* INSTRUCTION *
Return the material exactly, first line through the line containing "const fmt = v", and nothing more. Pictures stay out.

* MATERIAL TO PROCESS *
───
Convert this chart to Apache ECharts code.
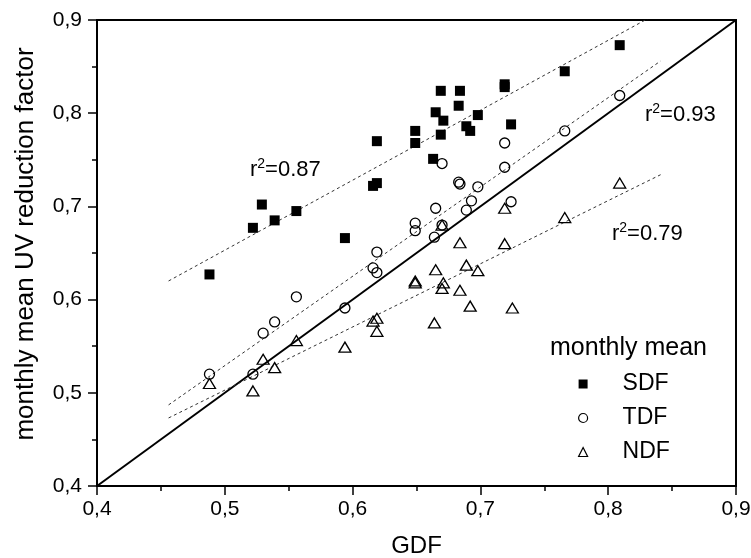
<!DOCTYPE html>
<html>
<head>
<meta charset="utf-8">
<script src="https://cdn.jsdelivr.net/npm/echarts@6/dist/echarts.min.js"></script>
<style>html,body{margin:0;padding:0;background:#fff}#c{width:751px;height:558px}</style>
</head>
<body>
<div id="c"></div>
<script>
// ---- data (GDF, monthly mean UV reduction factor) ----
const sdfPoints = [[0.488,0.627],[0.522,0.677],[0.529,0.702],[0.539,0.685],[0.556,0.695],[0.594,0.666],[0.616,0.722],[0.619,0.725],[0.619,0.770],[0.649,0.781],[0.649,0.768],[0.663,0.751],[0.665,0.801],[0.669,0.824],[0.669,0.777],[0.671,0.792],[0.683,0.808],[0.684,0.824],[0.689,0.786],[0.692,0.781],[0.698,0.798],[0.719,0.831],[0.719,0.828],[0.724,0.788],[0.766,0.845],[0.809,0.873]];
const tdfPoints = [[0.488,0.520],[0.522,0.520],[0.530,0.564],[0.539,0.576],[0.556,0.603],[0.594,0.591],[0.616,0.634],[0.619,0.651],[0.619,0.629],[0.649,0.682],[0.649,0.674],[0.664,0.667],[0.665,0.698],[0.670,0.680],[0.670,0.746],[0.683,0.726],[0.684,0.724],[0.689,0.696],[0.693,0.706],[0.698,0.721],[0.719,0.768],[0.719,0.742],[0.724,0.705],[0.766,0.781],[0.809,0.819]];
const ndfPoints = [[0.488,0.510],[0.522,0.502],[0.530,0.536],[0.539,0.527],[0.556,0.556],[0.594,0.549],[0.616,0.577],[0.619,0.580],[0.619,0.566],[0.649,0.620],[0.649,0.618],[0.664,0.575],[0.665,0.632],[0.670,0.680],[0.671,0.618],[0.670,0.612],[0.684,0.661],[0.684,0.610],[0.689,0.637],[0.692,0.593],[0.698,0.631],[0.719,0.698],[0.719,0.660],[0.725,0.591],[0.766,0.688],[0.809,0.725]];
const sdfFit = [[0.456,0.620],[0.841,0.909]];
const tdfFit = [[0.456,0.487],[0.841,0.856]];
const ndfFit = [[0.456,0.473],[0.841,0.734]];
const oneToOne = [[0.4,0.4],[0.9,0.9]];
const seriesNames = ['SDF','TDF','NDF'];
const r2Labels = ['0.87','0.93','0.79'];
const xTitle = 'GDF';
const yTitle = 'monthly mean UV reduction factor';
const legendTitle = 'monthly mean';

const FONT = '"Liberation Sans", Arial, sans-serif';
const fmt = v => v.toFixed(1).replace('.', ',');

const axisCommon = {
  min: 0.4, max: 0.9, interval: 0.1,
  axisLine: {show: true, onZero: false, lineStyle: {color: '#000', width: 2}},
  axisTick: {show: true, inside: false, length: 9, lineStyle: {color: '#000', width: 1.5}},
  minorTick: {show: true, splitNumber: 2, length: 5, lineStyle: {color: '#000', width: 1.5}},
  splitLine: {show: false},
  nameLocation: 'middle'
};

const fitStyle = {color: '#333', width: 1, type: [3, 3]};
const r2Rich = {
  a: {fontSize: 22, lineHeight: 26, fontFamily: FONT, color: '#000'},
  s: {fontSize: 14, lineHeight: 14, fontFamily: FONT, color: '#000', verticalAlign: 'top'}
};
const r2Text = (val, left, top) => ({
  type: 'text', left: left, top: top,
  style: {text: '{a|r}{s|2}{a|=' + val + '}', rich: r2Rich}
});

const option = {
  backgroundColor: '#fff',
  animation: false,
  grid: {left: 97, right: 15, top: 20, bottom: 72, show: true, borderColor: '#000', borderWidth: 2,
         backgroundColor: 'transparent', containLabel: false, outerBoundsMode: 'none'},
  xAxis: Object.assign({}, axisCommon, {
    type: 'value', name: xTitle, nameGap: 48,
    axisLabel: {color: '#000', fontSize: 21, fontFamily: FONT, formatter: fmt, margin: 13},
    nameTextStyle: {color: '#000', fontSize: 24, fontFamily: FONT}
  }),
  yAxis: Object.assign({}, axisCommon, {
    type: 'value', name: yTitle, nameGap: 58,
    axisLabel: {color: '#000', fontSize: 21, fontFamily: FONT, formatter: fmt, margin: 15},
    nameTextStyle: {color: '#000', fontSize: 26, fontFamily: FONT, padding: [0, 0, 0, 18]}
  }),
  legend: {
    orient: 'vertical', left: 578, top: 372, padding: 0,
    itemWidth: 9, itemHeight: 9, itemGap: 10,
    textStyle: {fontSize: 23, fontFamily: FONT, color: '#000', lineHeight: 24, padding: [0, 0, 0, 30]},
    data: [
      {name: seriesNames[0], icon: 'rect', itemStyle: {color: '#000', borderWidth: 0}},
      {name: seriesNames[1], icon: 'circle', itemStyle: {color: '#fff', borderColor: '#000', borderWidth: 1.2}},
      {name: seriesNames[2], icon: 'triangle', itemStyle: {color: '#fff', borderColor: '#000', borderWidth: 1.2}}
    ]
  },
  graphic: [
    {type: 'text', left: 550, top: 336, style: {text: legendTitle, fontSize: 25, fontFamily: FONT, fill: '#000'}},
    r2Text(r2Labels[0], 250, 157),
    r2Text(r2Labels[1], 645, 102),
    r2Text(r2Labels[2], 612, 221)
  ],
  series: [
    {type: 'line', data: oneToOne, symbol: 'none', silent: true, lineStyle: {color: '#000', width: 2}, z: 2},
    {type: 'line', data: sdfFit, symbol: 'none', silent: true, clip: true, lineStyle: fitStyle, z: 2},
    {type: 'line', data: tdfFit, symbol: 'none', silent: true, clip: true, lineStyle: fitStyle, z: 2},
    {type: 'line', data: ndfFit, symbol: 'none', silent: true, clip: true, lineStyle: fitStyle, z: 2},
    {type: 'scatter', name: seriesNames[0], data: sdfPoints, symbol: 'rect', symbolSize: 10,
     itemStyle: {color: '#000', opacity: 1}, z: 5},
    {type: 'scatter', name: seriesNames[1], data: tdfPoints, symbol: 'circle', symbolSize: 10,
     itemStyle: {color: 'rgba(255,255,255,0)', borderColor: '#000', borderWidth: 1.3, opacity: 1}, z: 4},
    {type: 'scatter', name: seriesNames[2], data: ndfPoints, symbol: 'triangle', symbolSize: [12, 10],
     itemStyle: {color: 'rgba(255,255,255,0)', borderColor: '#000', borderWidth: 1.3, opacity: 1}, z: 3}
  ]
};

const chart = echarts.init(document.getElementById('c'), null, {renderer: 'canvas'});
chart.setOption(option);
</script>
</body>
</html>
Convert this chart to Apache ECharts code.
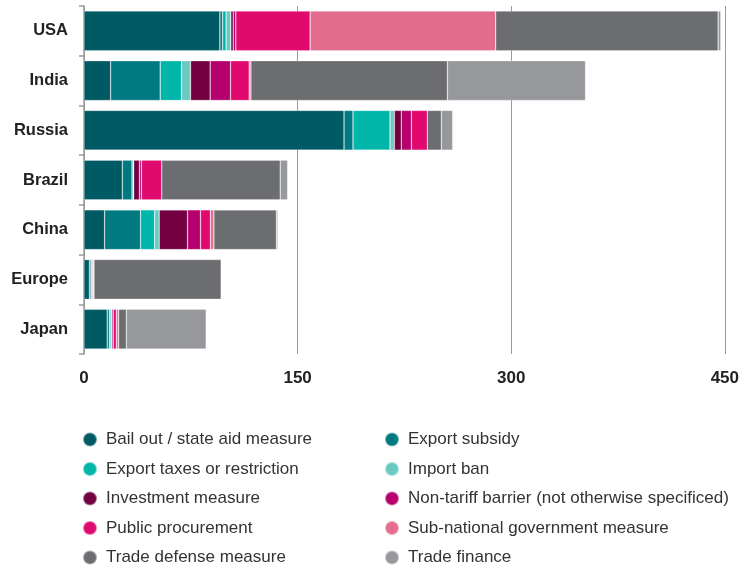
<!DOCTYPE html>
<html><head><meta charset="utf-8">
<script src="https://cdn.jsdelivr.net/npm/echarts@6/dist/echarts.min.js"></script>
<style>html,body{margin:0;padding:0;background:#fff}#c{width:742px;height:566px}</style>
</head><body><div id="c"></div>
<script>
const categories = ['USA', 'India', 'Russia', 'Brazil', 'China', 'Europe', 'Japan'];
const xTicks = [0, 150, 300, 450];
const seriesNames = ['Bail out / state aid measure', 'Export subsidy', 'Export taxes or restriction', 'Import ban', 'Investment measure', 'Non-tariff barrier (not otherwise specificed)', 'Public procurement', 'Sub-national government measure', 'Trade defense measure', 'Trade finance'];
const bailOut = [95.4, 18.7, 182.6, 26.9, 14.5, 3.8, 16.3];
const exportSubsidy = [1.9, 34.8, 6.3, 6.8, 25.2, 1.1, 1.5];
const exportTaxes = [2.5, 15.0, 26.0, 0.9, 9.9, 0.7, 1.1];
const importBan = [3.3, 6.3, 3.0, 0.3, 3.2, 0.3, 0.7];
const investment = [1.7, 13.8, 4.9, 4.0, 19.9, 0, 0];
const nonTariff = [1.8, 14.3, 7.1, 1.4, 9.1, 0.6, 1.0];
const publicProcurement = [52.2, 13.1, 11.2, 14.3, 7.0, 0.5, 2.1];
const subNational = [130.3, 1.2, 0, 0, 2.4, 0, 1.6];
const tradeDefense = [156.2, 138.0, 9.8, 83.2, 43.9, 89.3, 5.4];
const tradeFinance = [1.9, 97.0, 8.0, 5.2, 1.0, 0, 56.1];

const values = [bailOut, exportSubsidy, exportTaxes, importBan, investment, nonTariff, publicProcurement, subNational, tradeDefense, tradeFinance];
const colors = ['#005a64', '#007a80', '#00b5aa', '#6acac2', '#730040', '#b5006e', '#e0096e', '#e36c8e', '#6c6d70', '#97989b'];

const chart = echarts.init(document.getElementById('c'));
const legendText = {fontSize: 17, color: '#333', fontFamily: 'Liberation Sans, Arial, sans-serif', padding: [0, 0, 0, 4]};
const legendBase = {orient: 'vertical', top: 426, height: 200, icon: 'circle', itemWidth: 14, itemHeight: 14, itemGap: 12.5, textStyle: legendText};
chart.setOption({
  animation: false,
  color: colors,
  grid: {left: 84, right: 16, top: 6, bottom: 212},
  xAxis: {
    type: 'value', min: 0, max: 450, interval: 150,
    axisLine: {show: false}, axisTick: {show: false},
    splitLine: {show: true, lineStyle: {color: '#9a9a9a', width: 1}},
    axisLabel: {margin: 16, fontSize: 17, fontWeight: 'bold', color: '#222', fontFamily: 'Liberation Sans Narrow, Liberation Sans, Arial, sans-serif',
      formatter: v => xTicks.includes(v) ? String(v) : ''}
  },
  yAxis: {
    type: 'category', data: categories, inverse: true,
    axisLine: {show: true, lineStyle: {color: '#9a9a9a', width: 1.5}},
    axisTick: {show: true, length: 5, lineStyle: {color: '#9a9a9a', width: 1.5}},
    axisLabel: {margin: 16, fontSize: 16.5, fontWeight: 'bold', color: '#222', fontFamily: 'Liberation Sans, Arial, sans-serif'}
  },
  legend: [
    Object.assign({data: seriesNames.filter((n, i) => i % 2 === 0), left: 77}, legendBase),
    Object.assign({data: seriesNames.filter((n, i) => i % 2 === 1), left: 379}, legendBase)
  ],
  series: seriesNames.map((name, i) => ({
    name, type: 'bar', stack: 'all', barWidth: '80%',
    data: values[i].map(v => v === 0 ? '-' : v),
    itemStyle: {borderColor: 'rgba(255,255,255,0.45)', borderWidth: 0.6}
  }))
});
</script></body></html>
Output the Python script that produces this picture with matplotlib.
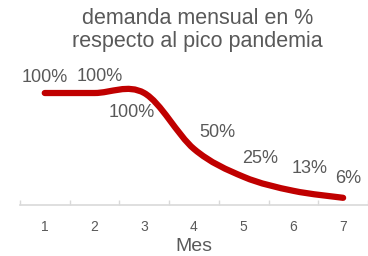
import matplotlib
matplotlib.use("Agg")
import matplotlib.pyplot as plt
from matplotlib.path import Path
from matplotlib.patches import PathPatch

# data
meses = [1, 2, 3, 4, 5, 6, 7]
demanda = [100, 100, 100, 50, 25, 12.5, 6.25]
etiquetas = ["100%", "100%", "100%", "50%", "25%", "13%", "6%"]
tick_labels = ["1", "2", "3", "4", "5", "6", "7"]

# label offsets in points (dx, dy)
offsets = [(0, 11), (4, 12), (-9, -14), (17, 11.5), (11.5, 13), (12, 16), (3.5, 14)]

RED = "#C00000"
GRAY = "#595959"
AXIS_GRAY = "#D9D9D9"

plt.rcParams['font.family'] = ['Liberation Sans', 'DejaVu Sans']


def smooth_path(xs, ys, t=1.0 / 6):
    """Excel-like smoothed line as cubic bezier path."""
    n = len(xs)
    verts = [(xs[0], ys[0])]
    codes = [Path.MOVETO]
    for i in range(n - 1):
        p0 = (xs[max(i - 1, 0)], ys[max(i - 1, 0)])
        p1 = (xs[i], ys[i])
        p2 = (xs[i + 1], ys[i + 1])
        p3 = (xs[min(i + 2, n - 1)], ys[min(i + 2, n - 1)])
        c1 = (p1[0] + (p2[0] - p0[0]) * t, p1[1] + (p2[1] - p0[1]) * t)
        c2 = (p2[0] - (p3[0] - p1[0]) * t, p2[1] - (p3[1] - p1[1]) * t)
        verts += [c1, c2, p2]
        codes += [Path.CURVE4] * 3
    return Path(verts, codes)


fig = plt.figure(figsize=(3.68, 2.56), dpi=100)
ax = fig.add_axes([0.054, 0.2, 0.946, 0.524])

patch = PathPatch(smooth_path(meses, demanda), facecolor="none", edgecolor=RED,
                  lw=4.5, capstyle="round", joinstyle="round", clip_on=False)
ax.add_patch(patch)

for x, y, lab, off in zip(meses, demanda, etiquetas, offsets):
    ax.annotate(lab, (x, y), xytext=off, textcoords="offset points",
                ha="center", va="center", fontsize=13, color=GRAY)

ax.set_xlim(0.5, 7.5)
ax.set_ylim(0, 120)
ax.set_xticks(meses)
ax.set_xticklabels(tick_labels, fontsize=10, color=GRAY)
ax.set_xticks([m + 0.5 for m in [0] + meses], minor=True)
ax.tick_params(axis="x", which="major", length=0, pad=11)
ax.tick_params(axis="x", which="minor", direction="in", length=3.6, width=1, color=AXIS_GRAY)
ax.set_yticks([])
for s in ["top", "right", "left"]:
    ax.spines[s].set_visible(False)
ax.spines["bottom"].set_color(AXIS_GRAY)
ax.spines["bottom"].set_linewidth(1.2)

ax.set_xlabel("Mes", fontsize=14, color=GRAY, labelpad=3)

fig.text(0.537, 0.883, "demanda mensual en %\nrespecto al pico pandemia",
         ha="center", va="center", fontsize=15.5, color=GRAY, linespacing=1.1)

fig.savefig("out.png", dpi=100)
───
* TASK SOLUTION *
Convert this chart to Apache ECharts code.
<!DOCTYPE html>
<html>
<head>
<meta charset="utf-8">
<script src="https://cdn.jsdelivr.net/npm/echarts@6/dist/echarts.min.js"></script>
<style>html,body{margin:0;padding:0;background:#fff}#c{width:751px;height:558px}</style>
</head>
<body>
<div id="c"></div>
<script>
// ---- data (GDF, monthly mean UV reduction factor) ----
const sdfPoints = [[0.488,0.627],[0.522,0.677],[0.529,0.702],[0.539,0.685],[0.556,0.695],[0.594,0.666],[0.616,0.722],[0.619,0.725],[0.619,0.770],[0.649,0.781],[0.649,0.768],[0.663,0.751],[0.665,0.801],[0.669,0.824],[0.669,0.777],[0.671,0.792],[0.683,0.808],[0.684,0.824],[0.689,0.786],[0.692,0.781],[0.698,0.798],[0.719,0.831],[0.719,0.828],[0.724,0.788],[0.766,0.845],[0.809,0.873]];
const tdfPoints = [[0.488,0.520],[0.522,0.520],[0.530,0.564],[0.539,0.576],[0.556,0.603],[0.594,0.591],[0.616,0.634],[0.619,0.651],[0.619,0.629],[0.649,0.682],[0.649,0.674],[0.664,0.667],[0.665,0.698],[0.670,0.680],[0.670,0.746],[0.683,0.726],[0.684,0.724],[0.689,0.696],[0.693,0.706],[0.698,0.721],[0.719,0.768],[0.719,0.742],[0.724,0.705],[0.766,0.781],[0.809,0.819]];
const ndfPoints = [[0.488,0.510],[0.522,0.502],[0.530,0.536],[0.539,0.527],[0.556,0.556],[0.594,0.549],[0.616,0.577],[0.619,0.580],[0.619,0.566],[0.649,0.620],[0.649,0.618],[0.664,0.575],[0.665,0.632],[0.670,0.680],[0.671,0.618],[0.670,0.612],[0.684,0.661],[0.684,0.610],[0.689,0.637],[0.692,0.593],[0.698,0.631],[0.719,0.698],[0.719,0.660],[0.725,0.591],[0.766,0.688],[0.809,0.725]];
const sdfFit = [[0.456,0.620],[0.841,0.909]];
const tdfFit = [[0.456,0.487],[0.841,0.856]];
const ndfFit = [[0.456,0.473],[0.841,0.734]];
const oneToOne = [[0.4,0.4],[0.9,0.9]];
const seriesNames = ['SDF','TDF','NDF'];
const r2Labels = ['0.87','0.93','0.79'];
const xTitle = 'GDF';
const yTitle = 'monthly mean UV reduction factor';
const legendTitle = 'monthly mean';

const FONT = '"Liberation Sans", Arial, sans-serif';
const fmt = v => v.toFixed(1).replace('.', ',');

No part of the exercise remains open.